この加速管で加速された電子線は、この加速管の出口から前述したターゲットに衝突させる。このターゲットにおいて、円板状のタングステンからなるターゲット本体の厚さは0.1mmであり、銅板の厚さは0.25mmである。また、コリメータの長さ(中心軸方向の寸法)は10mm、のX線案内孔の径は0.6mmである。ターゲット本体、銅板及びコリメータの外径は6mmφである。
コリメータのX線案内孔の開放端から発射されたX線のエネルギーは950keVである。さらに、このコリメータを通過して飛来したX線の空間分布ヒストリグラムを図4と図5に示す。これらのヒストリグラムは、コリメータのX線案内孔の開放端から1m離れた個所でのX線のフォトン数をカウントした分布を示しており、コリメータの中心軸の延長線に対して直交する平面上におけるX−Y座標のx方向の分布を図4に、y方向の分布を図5にそれぞれ示している。

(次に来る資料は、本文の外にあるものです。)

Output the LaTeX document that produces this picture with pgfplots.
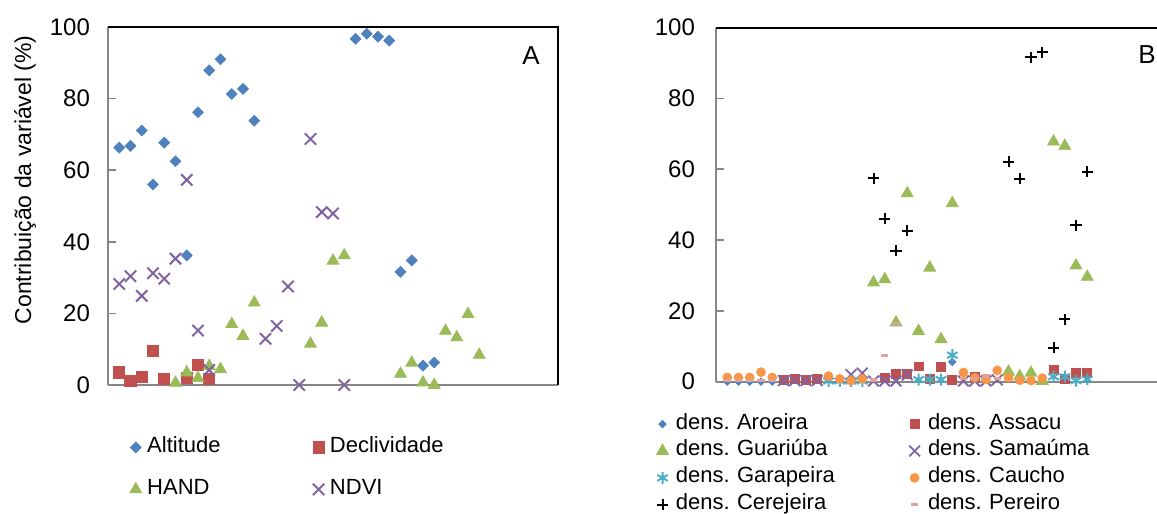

これにより、X線のビーム径は1mm以下であることが確認される。
本発明によるX線源は、小形でありながら、高エネルギーでより小径なスポットのX線を発射することが可能であるため、各種の非破壊検査等において可搬型で、且つ高透過性と高分解能を発揮するものとして使用することが出来る。これにより、検査対象物の分解や放射線管理区域への持ち込み等を伴うことなく簡便に非破壊検査を行うことが出来る。
Claims (5)
- 電子線を発射する電子線源と、この電子線源から発射された電子線を高周波電界により加速する加速管と、この加速管で加速された電子を衝突させてX線を放出するターゲットとを有するX線源において、加速管は、ターゲットに向けて発射する電子線のスポット径を1mm以下とし、ターゲットはX線案内孔を有するコリメータを備え、このコリメータのX線案内孔の孔径が0.6mm以下であることを特徴とするX線源。
- 電子線源から加速管に向けて発射される電子線のスポット径が1mm以下であることを特徴とする請求項1に記載のX線源。
- ターゲットは、孔径が0.6mm以下のX線案内孔を有するコリメータの端面にターゲット本体を設けたことを特徴とする請求項1または2に記載のX線源。
- ターゲット本体は、放熱板を介してコリメータの端面に貼り付けられていることを特徴とする請求項3に記載のX線源。
- 加速管は電子線源側の低エネルギー部のセルをπモードとし、 ターゲット側の高エネルギー部のセルをπ/2モードとしたことを特徴とする請求項1〜4の何れかに記載のX線源。